Frédéric Lamoth, MD1, Pierre-Yves Bochud, MD1, and Michael Boeckh, MD2

Invasive fungal infections (IFI) are life-threatening diseases that are of particular concern in specific debilitated or immunosuppressed populations. Invasive candidiasis (IC) is the most frequent of the IFI, being one of the major causes of nosocomial bloodstream infection and a feared complication in patients with recurrent gastrointestinal surgery or prolonged stay in the intensive-care unit [1,2]. Patients with hematological malignancies or prolonged chemotherapy-induced neutropenia, and those with allogeneic hematopoietic stem cell transplantation (allo-HSCT), represent the groups at highest risk for developing invasive aspergillosis (IA), which is associated with a high mortality rate despite the increasing availability of antifungal therapies [3,4]. An increasing incidence of IA has also been reported in non-neutropenic immunosuppressed populations such as solid-organ transplant recipients or steroid-treated patients with chronic pulmonary diseases [5]. Early diagnosis of IFI is crucial for improving chances of survival [6], but is particularly challenging owing to the lack of reliable diagnostic methods [7,8]. Significant efforts during the last few decades have focused on the prevention of these severe complications.

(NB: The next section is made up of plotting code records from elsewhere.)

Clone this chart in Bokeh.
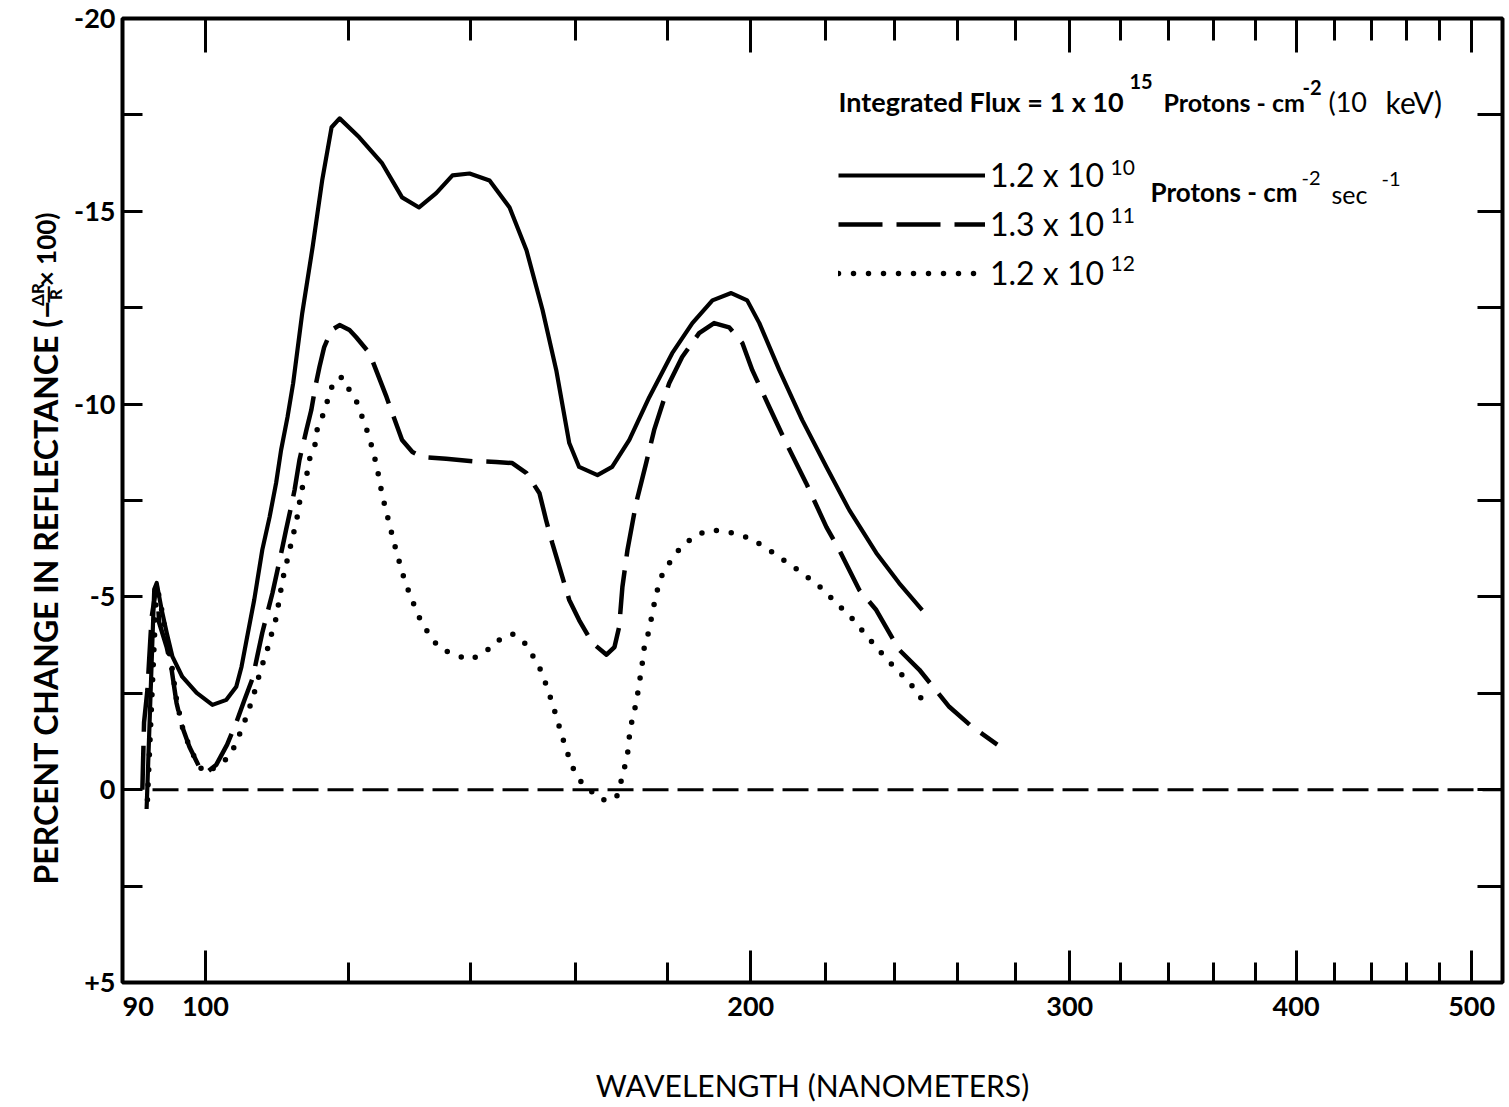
from math import pi

from bokeh.plotting import figure
from bokeh.layouts import row
from bokeh.models import (Range1d, FixedTicker, LogAxis, LinearAxis, Label,
                          Legend, LegendItem, CustomJSTickFormatter)
from bokeh.embed import file_html
from bokeh.resources import INLINE

# Percent change in reflectance (-dR/R x 100) versus wavelength (nm)
# after an integrated flux of 1e15 protons/cm^2 at three flux rates.

# 1.2 x 10^10 protons cm^-2 s^-1
WL_RATE_1 = [92.8, 93.7, 94.0, 94.6, 95.2, 95.9, 97.1, 98.9, 100.9, 102.7,
             104.0, 104.7, 105.3, 106.4, 107.5, 108.5, 109.4, 110.1, 111.0, 111.8,
             113.1, 114.6, 116.0, 117.4, 118.6, 121.6, 125.2, 128.4, 131.2, 134.1,
             136.9, 139.9, 143.5, 147.2, 150.4, 153.5, 156.2, 158.8, 160.8, 164.6,
             167.7, 171.4, 175.8, 181.0, 185.7, 190.5, 195.1, 199.1, 202.2, 207.4,
             213.5, 220.2, 226.7, 234.6, 241.5, 248.7]
DR_RATE_1 = [0.5, -5.2, -5.36, -4.66, -4.07, -3.45, -2.93, -2.51, -2.20, -2.33,
             -2.67, -3.19, -3.81, -4.92, -6.22, -7.07, -7.95, -8.81, -9.66, -10.54,
             -12.36, -14.07, -15.80, -17.18, -17.41, -16.92, -16.24, -15.36, -15.10, -15.47,
             -15.93, -15.98, -15.80, -15.10, -13.99, -12.44, -10.88, -8.99, -8.37, -8.16,
             -8.37, -9.07, -10.18, -11.32, -12.10, -12.69, -12.88, -12.69, -12.10, -10.88,
             -9.59, -8.37, -7.25, -6.14, -5.36, -4.66]

# 1.3 x 10^11 protons cm^-2 s^-1
WL_RATE_2 = [92.3, 92.5, 92.9, 93.1, 93.4, 94.0, 94.3, 95.2, 95.8, 96.4,
             97.1, 98.0, 99.2, 100.1, 101.4, 102.8, 104.0, 105.1, 106.2, 106.8,
             107.5, 108.2, 108.9, 109.6, 110.3, 110.8, 111.5, 112.0, 112.7, 113.7,
             114.4, 115.1, 115.6, 116.3, 117.4, 118.6, 120.1, 121.1, 123.2, 125.9,
             126.8, 128.4, 130.1, 131.7, 135.8, 140.4, 144.7, 147.7, 150.4, 152.9,
             154.2, 155.4, 158.8, 160.8, 163.5, 166.5, 168.2, 169.2, 169.9, 171.0,
             172.9, 175.1, 176.9, 180.3, 183.3, 187.3, 190.9, 194.6, 197.9, 200.4,
             204.8, 209.2, 214.6, 220.2, 223.8, 229.6, 234.6, 241.5, 247.8, 257.4,
             265.0, 273.6]
DR_RATE_2 = [0.0, -1.74, -2.59, -3.37, -4.48, -5.31, -4.33, -3.70, -3.11, -2.25,
             -1.63, -1.11, -0.60, -0.44, -0.65, -1.17, -1.74, -2.33, -2.90, -3.45,
             -4.07, -4.59, -5.10, -5.70, -6.30, -6.74, -7.33, -7.77, -8.55, -9.33,
             -9.84, -10.54, -10.96, -11.48, -11.92, -12.05, -11.92, -11.74, -11.32, -10.18,
             -9.77, -9.07, -8.76, -8.63, -8.58, -8.52, -8.50, -8.47, -8.21, -7.69,
             -6.99, -6.40, -4.92, -4.40, -3.81, -3.50, -3.70, -4.22, -5.26, -6.22,
             -7.44, -8.47, -9.33, -10.54, -11.22, -11.84, -12.10, -11.99, -11.58, -10.88,
             -9.92, -8.99, -7.95, -6.81, -6.22, -5.18, -4.66, -3.63, -3.11, -2.15,
             -1.63, -1.17]

# 1.2 x 10^12 protons cm^-2 s^-1
WL_RATE_3 = [92.9, 94.0, 94.6, 95.2, 95.8, 96.4, 97.1, 98.0, 99.2, 100.1,
             101.4, 103.1, 104.0, 105.1, 105.8, 106.4, 107.4, 108.1, 108.5, 109.2,
             109.6, 110.3, 110.8, 111.3, 112.3, 113.0, 113.8, 114.1, 114.9, 115.3,
             116.3, 117.1, 117.8, 119.0, 119.8, 121.1, 122.4, 123.2, 124.3, 125.2,
             126.3, 127.1, 128.0, 128.8, 129.9, 131.2, 132.9, 134.6, 136.9, 139.9,
             142.6, 144.9, 147.7, 150.0, 151.5, 153.3, 154.4, 155.4, 156.4, 157.4,
             158.2, 159.4, 160.8, 162.9, 165.4, 167.1, 168.6, 169.9, 171.0, 171.4,
             172.0, 172.9, 173.6, 174.2, 174.7, 175.8, 176.5, 177.4, 178.7, 180.8,
             183.1, 186.6, 190.2, 194.6, 199.6, 204.0, 209.2, 213.5, 218.8, 223.0,
             227.3, 231.0, 234.6, 237.9, 241.5, 245.3, 248.7]
DR_RATE_3 = [0.26, -5.31, -4.66, -3.89, -3.24, -2.33, -1.63, -1.11, -0.60, -0.44,
             -0.60, -0.85, -1.22, -1.76, -2.15, -2.51, -3.19, -3.55, -3.89, -4.27,
             -4.66, -5.44, -5.83, -6.22, -6.99, -7.77, -8.21, -8.55, -8.89, -9.38,
             -9.79, -10.28, -10.62, -10.70, -10.44, -10.10, -9.51, -9.12, -8.42, -7.64,
             -6.92, -6.40, -5.88, -5.44, -4.97, -4.48, -4.02, -3.68, -3.52, -3.37,
             -3.55, -3.86, -4.04, -3.81, -3.50, -3.06, -2.64, -2.25, -1.81, -1.37,
             -1.04, -0.60, -0.26, 0.0, 0.26, 0.26, 0.21, -0.34, -0.91, -1.37,
             -1.81, -2.25, -2.77, -3.24, -3.70, -4.15, -4.59, -5.10, -5.57, -5.96,
             -6.30, -6.61, -6.74, -6.68, -6.53, -6.27, -5.91, -5.62, -5.23, -4.84,
             -4.46, -4.07, -3.70, -3.37, -3.06, -2.72, -2.33]

# zero-change reference line
BASE_WL = [93.5, 520.0]
BASE_DR = [0.0, 0.0]

# axes
X_RANGE = (90, 520)
Y_RANGE = (5, -20)          # reversed: -20 at the top
X_LABELED = [90, 100, 200, 300, 400, 500]
X_MAJOR = [100, 200, 300, 400, 500]
X_MINOR = [120, 140, 160, 180, 220, 240, 260, 280, 320, 340, 360, 380,
           420, 440, 460, 480]
Y_MAJOR = [-20, -15, -10, -5, 0, 5]
Y_MINOR = [-17.5, -12.5, -7.5, -2.5, 2.5]

FONT = "Lato"
W, H = 1509, 1107
SIDE_W = 70                              # strip holding the y-axis title
LEFT, RIGHT, TOP, BOTTOM = 122, 1502, 18, 982   # frame edges on the page

p = figure(width=W - SIDE_W, height=H, x_axis_type="log",
           x_range=Range1d(*X_RANGE), y_range=Range1d(*Y_RANGE),
           output_backend="svg", toolbar_location=None,
           min_border_left=LEFT - SIDE_W, min_border_right=W - RIGHT,
           min_border_top=TOP, min_border_bottom=H - BOTTOM)
p.background_fill_color = "white"
p.border_fill_color = "white"
p.outline_line_color = "black"
p.outline_line_width = 4
p.grid.visible = False


def style_ticks(ax, major_in, minor_in, width=3):
    ax.axis_line_color = None
    ax.major_tick_in = major_in
    ax.major_tick_out = 0
    ax.minor_tick_in = minor_in
    ax.minor_tick_out = 0
    ax.major_tick_line_width = width
    ax.minor_tick_line_width = width
    ax.major_tick_line_color = "black"
    ax.minor_tick_line_color = "black"


def hide_labels(ax):
    ax.formatter = CustomJSTickFormatter(code="return '';")
    ax.major_label_text_font_size = "1px"
    ax.major_label_standoff = 0


# bottom axis; the 90 at the left edge is set flush right of the frame corner
xb = p.xaxis[0]
xb.ticker = FixedTicker(ticks=X_LABELED, minor_ticks=X_MINOR)
xb.formatter = CustomJSTickFormatter(
    code="return tick == 90 ? '\\u2007\\u200790' : tick.toFixed(0);")
style_ticks(xb, 32, 20)
xb.major_label_text_font = FONT
xb.major_label_text_font_size = "27px"
xb.major_label_text_font_style = "bold"
xb.major_label_text_color = "black"
xb.major_label_standoff = 6
xb.axis_label = "WAVELENGTH (NANOMETERS)"
xb.axis_label_text_font = FONT
xb.axis_label_text_font_size = "30px"
xb.axis_label_text_font_style = "normal"
xb.axis_label_text_color = "black"
xb.axis_label_standoff = 42

# left axis
yl = p.yaxis[0]
yl.ticker = FixedTicker(ticks=Y_MAJOR, minor_ticks=Y_MINOR)
yl.formatter = CustomJSTickFormatter(
    code="return tick > 0 ? '+' + tick.toFixed(0) : tick.toFixed(0);")
style_ticks(yl, 20, 20)
yl.major_label_text_font = FONT
yl.major_label_text_font_size = "27px"
yl.major_label_text_font_style = "bold"
yl.major_label_text_color = "black"
yl.major_label_standoff = 7

# mirrored ticks on top and right
xt = LogAxis(ticker=FixedTicker(ticks=X_MAJOR, minor_ticks=X_MINOR))
style_ticks(xt, 34, 22)
hide_labels(xt)
p.add_layout(xt, "above")

yr = LinearAxis(ticker=FixedTicker(ticks=Y_MAJOR, minor_ticks=Y_MINOR))
style_ticks(yr, 25, 25)
hide_labels(yr)
p.add_layout(yr, "right")

# curves
p.line(BASE_WL, BASE_DR, line_color="black", line_width=3, line_dash="26 9")
r1 = p.line(WL_RATE_1, DR_RATE_1, line_color="black", line_width=4.2,
            line_join="round")
r2 = p.line(WL_RATE_2, DR_RATE_2, line_color="black", line_width=4.5,
            line_dash="44 14", line_join="round")
r3 = p.line(WL_RATE_3, DR_RATE_3, line_color="black", line_width=5.5,
            line_dash="0 15", line_cap="round", line_join="round")

# legend keys with the mantissa of each rate
legend = Legend(
    items=[LegendItem(label="1.2 x 10", renderers=[r1]),
           LegendItem(label="1.3 x 10", renderers=[r2]),
           LegendItem(label="1.2 x 10", renderers=[r3])],
    location=(838 - LEFT, BOTTOM - 292), orientation="vertical",
    glyph_width=147, glyph_height=38, label_height=38, label_standoff=5,
    spacing=10, padding=0, margin=0,
    border_line_color=None, background_fill_alpha=0,
    label_text_font=FONT, label_text_font_size="32px",
    label_text_color="black")
p.add_layout(legend)


def put(fig, text, sx, sy, size, weight="normal", align="left",
        baseline="alphabetic", angle=0.0):
    """Place a text piece at frame-relative pixel (sx, sy), y pointing up."""
    fig.add_layout(Label(x=sx, y=sy, x_units="screen", y_units="screen",
                         text=text, text_font=FONT,
                         text_font_size=f"{size}px", text_font_style=weight,
                         text_align=align, text_baseline=baseline,
                         angle=angle, text_color="black"))


def put_main(text, cx, cy, size, weight="normal", **kw):
    # cx, cy: page pixels, origin top-left
    put(p, text, cx - LEFT, BOTTOM - cy, size, weight, **kw)


# header line
put_main("Integrated Flux = 1 x 10", 838, 101, 27, "bold")
put_main("15", 1129, 81, 20, "bold")
put_main("Protons - cm", 1163, 101, 25, "bold")
put_main("-2", 1302, 87, 20, "bold")
put_main("(10", 1328, 101, 27)
put_main("keV)", 1385, 101, 30)

# exponents and units beside the legend entries
put_main("10", 1110, 167, 21)
put_main("Protons - cm", 1150, 191, 26, "bold")
put_main("-2", 1301, 177, 20)
put_main("sec", 1331, 193, 25)
put_main("-1", 1381, 178, 20)
put_main("11", 1110, 215, 21)
put_main("12", 1110, 263, 21)

# y-axis title strip, with the stacked dR/R fraction; its frame lines up
# with the main frame, so positions are measured from the same bottom edge
side = figure(width=SIDE_W, height=H, x_range=Range1d(0, SIDE_W),
              y_range=Range1d(0, H), output_backend="svg",
              toolbar_location=None, min_border=0,
              x_axis_location=None, y_axis_location=None)
side.outline_line_color = None
side.background_fill_color = "white"
side.border_fill_color = "white"
side.grid.visible = False


def put_side(text, cx, cy, size, weight="bold", **kw):
    put(side, text, cx, BOTTOM - cy, size, weight, baseline="middle",
        angle=pi / 2, **kw)


put_side("PERCENT CHANGE IN REFLECTANCE (\u2212", 45, 884, 32)
put_side("\u0394R", 37, 294, 17, align="center")
put_side("\u2014", 46, 294, 24, align="center")
put_side("R", 55, 294, 17, align="center")
put_side("\u00d7 100)", 45, 212, 26, align="right")

layout = row(side, p)
open("out.html", "w").write(file_html(layout, INLINE))
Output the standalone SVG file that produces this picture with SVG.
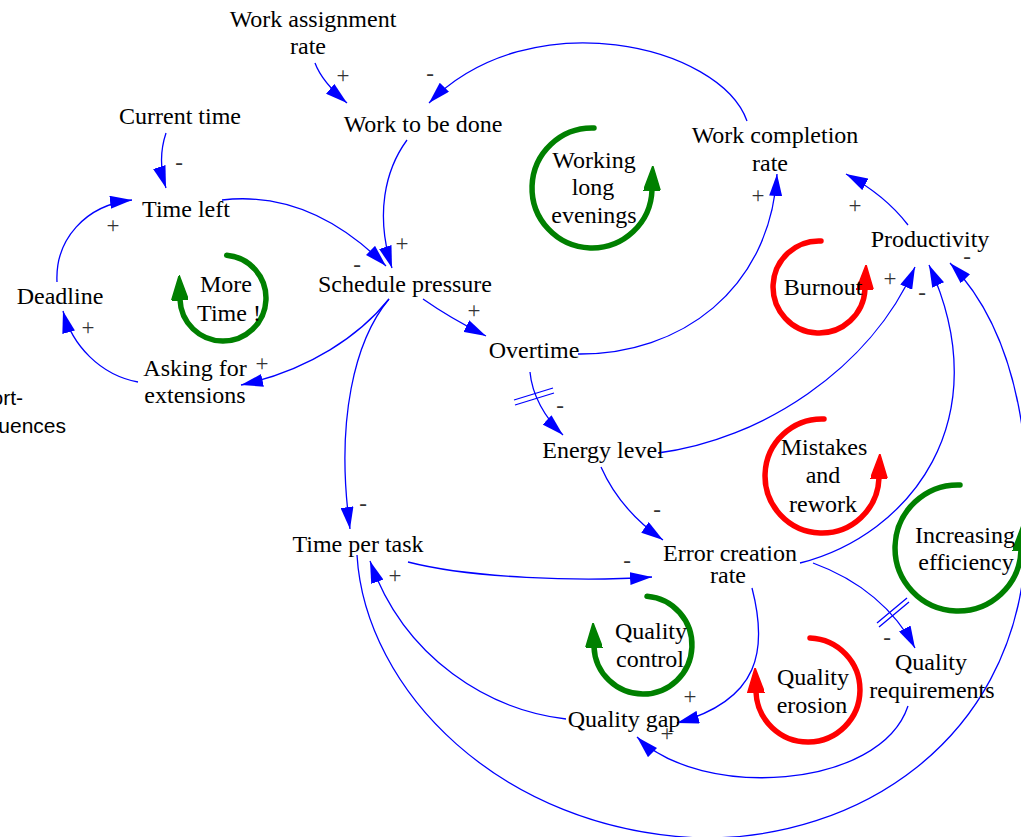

Antifungal prophylaxis in high-risk patients has been shown to reduce the incidence of IA in patients with onco-hematological malignancies [9] and that of IC in surgical intensive-care unit patients [10]. However, its widespread use raises concerns about costs, toxicity, and the risk of emergence of resistant fungal species such as non-Aspergillus moulds or non-albicansCandida spp. [4,11,12]. Prophylactic strategies usually rely on the identification of host risk factors resulting from clinical conditions (type and duration of immunosuppression, underlying diseases, and extrinsic interventions) [8,13]. Recent advances in the field of immunogenetics may change our perspective of, and approach to, preventive strategies with the identification of subgroups of patients exhibiting a genetic predisposition to IFI.